Fortunately for the growing set of expanding manufacturers confronting the challenges of a changing marketplace, recent changes to tax-exempt industrial development bond (IDB) legislation provide a more flexible and effective financing solution.
Meet Market Demands Meeting the demands of the marketplace by modernizing a plant and purchasing new, more efficient equipment is an expensive endeavor for a small business. Steadfast reliance on a bank for traditional term debt allows the lender to dictate the size of a project and the terms and conditions of the financing, including the length of the repayment schedule, interest rate and certain debt covenants.
Small businesses need to have as much information and as many options as possible when making a significant capital investment. While business owners strive to fully understand their equipment options, facility capabilities and sources of capital, they may be unaware of some potential sources of capital. One source that manufacturers often overlook is the use of tax-exempt IDBs.

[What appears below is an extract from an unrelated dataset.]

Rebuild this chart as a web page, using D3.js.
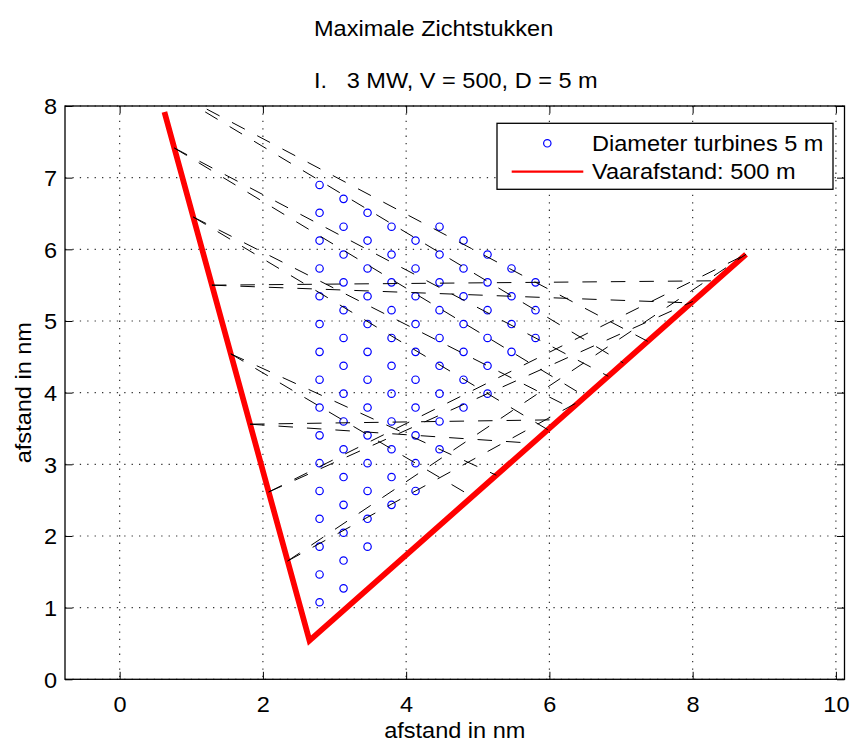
<!DOCTYPE html>
<html><head><meta charset="utf-8">
<script src="https://cdn.jsdelivr.net/npm/d3@7"></script>
<style>
body{margin:0;background:#fff;}
text{font-family:"Liberation Sans",Arial,Helvetica,sans-serif;fill:#000;}
</style>
</head><body>
<svg id="c" width="850" height="742"></svg>
<script>
// ---------- data ----------
const xTicks = [0, 2, 4, 6, 8, 10];
const yTicks = [0, 1, 2, 3, 4, 5, 6, 7, 8];
const titleLines = ["Maximale Zichtstukken", "I.   3 MW, V = 500, D = 5 m"];
const xLabel = "afstand in nm";
const yLabel = "afstand in nm";
const legendLabels = ["Diameter turbines 5 m", "Vaarafstand: 500 m"];

// turbine columns (x in nm) and the y positions in each column (nm)
const turbineColumnX = [2.791, 3.126, 3.461, 3.796, 4.131, 4.466, 4.801, 5.136, 5.471, 5.806];
const turbineColumnY = [
  [1.075,1.463,1.851,2.240,2.628,3.016,3.404,3.792,4.181,4.569,4.957,5.345,5.733,6.122,6.510,6.898],
  [1.269,1.657,2.045,2.434,2.822,3.210,3.598,3.986,4.375,4.763,5.151,5.539,5.927,6.316,6.704],
  [1.851,2.240,2.628,3.016,3.404,3.792,4.181,4.569,4.957,5.345,5.733,6.122,6.510],
  [2.434,2.822,3.210,3.598,3.986,4.375,4.763,5.151,5.539,5.927,6.316],
  [2.628,3.016,3.404,3.792,4.181,4.569,4.957,5.345,5.733,6.122],
  [3.210,3.598,3.986,4.375,4.763,5.151,5.539,5.927,6.316],
  [3.792,4.181,4.569,4.957,5.345,5.733,6.122],
  [3.986,4.375,4.763,5.151,5.539,5.927],
  [4.569,4.957,5.345,5.733],
  [4.763,5.151,5.539]
];

// sailing route (vaarafstand 500 m)
const routeX = [0.625, 2.650, 8.745];
const routeY = [7.917, 0.540, 5.930];

// sight lines (start on route, end on opposite leg), nm
const sightX1 = [0.512,0.512,0.763,0.763,1.027,1.027,1.288,1.288,1.552,1.552,1.821,1.821,2.081,2.081,2.345,2.345];
const sightY1 = [8.327,8.327,7.414,7.414,6.451,6.451,5.500,5.500,4.541,4.541,3.560,3.560,2.614,2.614,1.651,1.651];
const sightX2 = [7.372,7.032,6.822,6.502,6.314,5.977,8.327,7.978,5.259,4.921,6.135,5.764,8.002,8.745,6.438,8.745];
const sightY2 = [4.716,4.415,4.229,3.946,3.780,3.483,5.561,5.252,2.848,2.549,3.622,3.294,5.273,5.930,3.890,5.930];

// ---------- layout ----------
const L = 65, R = 844.5, T = 106, B = 679.3;
const FS = 22, SX = 1.07;
const svg = d3.select("#c");
const x = d3.scaleLinear().domain([-0.763, 10.12]).range([L, R]);
const y = d3.scaleLinear().domain([0, 8]).range([B, T]);

svg.append("rect").attr("width", 850).attr("height", 742).attr("fill", "#fff");

// grid
const grid = svg.append("g").attr("stroke", "#333").attr("stroke-width", 1.2).attr("stroke-dasharray", "1.3,6.1");
grid.selectAll(".gx").data(xTicks).join("line")
  .attr("x1", d => x(d)).attr("x2", d => x(d)).attr("y1", T).attr("y2", B);
grid.selectAll(".gy").data(yTicks).join("line")
  .attr("x1", L).attr("x2", R).attr("y1", d => y(d)).attr("y2", d => y(d));

// clip
svg.append("clipPath").attr("id", "pc").append("rect")
  .attr("x", L).attr("y", T).attr("width", R - L).attr("height", B - T);
const plot = svg.append("g").attr("clip-path", "url(#pc)");

// turbines
const turbines = [];
turbineColumnX.forEach((cx, i) => turbineColumnY[i].forEach(cy => turbines.push([cx, cy])));
plot.append("g").selectAll("circle").data(turbines).join("circle")
  .attr("cx", d => x(d[0])).attr("cy", d => y(d[1])).attr("r", 3.7)
  .attr("fill", "none").attr("stroke", "#0000ff").attr("stroke-width", 1.2);

// route
const route = routeX.map((v, i) => [v, routeY[i]]);
plot.append("path").datum(route)
  .attr("d", d3.line().x(d => x(d[0])).y(d => y(d[1])))
  .attr("fill", "none").attr("stroke", "#ff0000").attr("stroke-width", 5.7)
  .attr("stroke-linejoin", "miter").attr("stroke-linecap", "butt");

// sight lines
const sights = sightX1.map((v, i) => ({x1: v, y1: sightY1[i], x2: sightX2[i], y2: sightY2[i]}));
plot.append("g").selectAll("line").data(sights).join("line")
  .attr("x1", d => x(d.x1)).attr("y1", d => y(d.y1))
  .attr("x2", d => x(d.x2)).attr("y2", d => y(d.y2))
  .attr("stroke", "#000").attr("stroke-width", 1).attr("stroke-dasharray", "14.5,14");

// axes
const tk = 7.5;
function styleAxis(g) {
  g.select(".domain").remove();
  g.selectAll(".tick line").attr("stroke", "#000").attr("stroke-width", 1);
  g.selectAll("text").attr("font-size", FS).attr("font-family", "Liberation Sans, Arial, sans-serif").attr("fill", "#000");
}
const gxB = svg.append("g").attr("transform", `translate(0,${B})`)
  .call(d3.axisBottom(x).tickValues(xTicks).tickSizeInner(-tk).tickSizeOuter(0).tickFormat(d3.format("d")));
styleAxis(gxB);
gxB.selectAll("text").attr("y", 33).attr("dy", 0).attr("transform", `scale(${SX},1)`);
const gxT = svg.append("g").attr("transform", `translate(0,${T})`)
  .call(d3.axisTop(x).tickValues(xTicks).tickSizeInner(-tk).tickSizeOuter(0).tickFormat(""));
styleAxis(gxT);
const gyL = svg.append("g").attr("transform", `translate(${L},0)`)
  .call(d3.axisLeft(y).tickValues(yTicks).tickSizeInner(-tk).tickSizeOuter(0).tickFormat(d3.format("d")));
styleAxis(gyL);
gyL.selectAll("text").attr("x", -8 / SX).attr("dy", "0.36em").attr("transform", `scale(${SX},1)`);
const gyR = svg.append("g").attr("transform", `translate(${R},0)`)
  .call(d3.axisRight(y).tickValues(yTicks).tickSizeInner(-tk).tickSizeOuter(0).tickFormat(""));
styleAxis(gyR);

// box
svg.append("rect").attr("x", L).attr("y", T).attr("width", R - L).attr("height", B - T)
  .attr("fill", "none").attr("stroke", "#000").attr("stroke-width", 1.3);

// texts
function addText(px, py, str, anchor, rot) {
  const g = svg.append("g").attr("transform", `translate(${px},${py})` + (rot ? ` rotate(${rot})` : "") + ` scale(${SX},1)`);
  g.append("text").attr("text-anchor", anchor).attr("font-size", FS)
    .style("white-space", "pre").text(str);
}
addText(314, 36, titleLines[0], "start");
addText(314, 88, titleLines[1], "start");
addText((L + R) / 2, 737.5, xLabel, "middle");
addText(30.5, (T + B) / 2, yLabel, "middle", -90);

// legend
const lg = svg.append("g");
lg.append("rect").attr("x", 497).attr("y", 123.3).attr("width", 336).attr("height", 66)
  .attr("fill", "#fff").attr("stroke", "#000").attr("stroke-width", 1.3);
lg.append("circle").attr("cx", 547.3).attr("cy", 143.3).attr("r", 3.7)
  .attr("fill", "none").attr("stroke", "#0000ff").attr("stroke-width", 1.2);
lg.append("line").attr("x1", 511.7).attr("x2", 583.3).attr("y1", 171.7).attr("y2", 171.7)
  .attr("stroke", "#ff0000").attr("stroke-width", 2.3);
function addLegText(py, str) {
  lg.append("g").attr("transform", `translate(592,${py}) scale(${SX},1)`)
    .append("text").attr("font-size", FS).text(str);
}
addLegText(150.7, legendLabels[0]);
addLegText(179.3, legendLabels[1]);
</script>
</body></html>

What Exactly is an IDB? IDBs offer an incentive for manufacturers to add new jobs and local investment by providing tax-exempt financing for small businesses, which can lower the annual interest cost for the company by as much as three percent per year.
An industrial development authority or other designated government body has the authority to issue tax-exempt revenue bonds that are repaid by the private company. The authority or government body receives an annual allocation of private activity bond cap from its state. The authority awards bond allocation primarily in consideration of the project’s local economic benefits, such as the number of jobs created or the impact of the capital investment in the community.
IDBs help promote capital investment at low interest rates, creating benefits for both the manufacturer and local economy.
A commercial bank is still involved in the financing of the project. IDBs require credit enhancement to be sold in the capital markets. This enhancement may include a direct-pay letter of credit supplied by the commercial bank, allowing the bonds to trade on the strength of the letter-of-credit provider rather than relying solely on the credit of the borrower. More importantly, the company is able to fund the project with tax-exempt interest rates while maintaining minimal disclosure of proprietary information.
The Process of Funding an IDB Early involvement of an investment banker and legal counsel can help address the complex issues related to IDBs.
If an IDB makes sense, based on a review by the investment banker and counsel, the next step is to apply for tax-exempt allocation from the appropriate state or local government issuing authority. There are certain limitations imposed by the Internal Revenue Code, and an investment banker must have the expertise to advise the company on these restrictions during the project evaluation phase.
Once the allocation is awarded and the project induced, it is the financing team’s responsibility to document the bond issue for resale to the capital markets while keeping the company apprised of the anticipated funding date.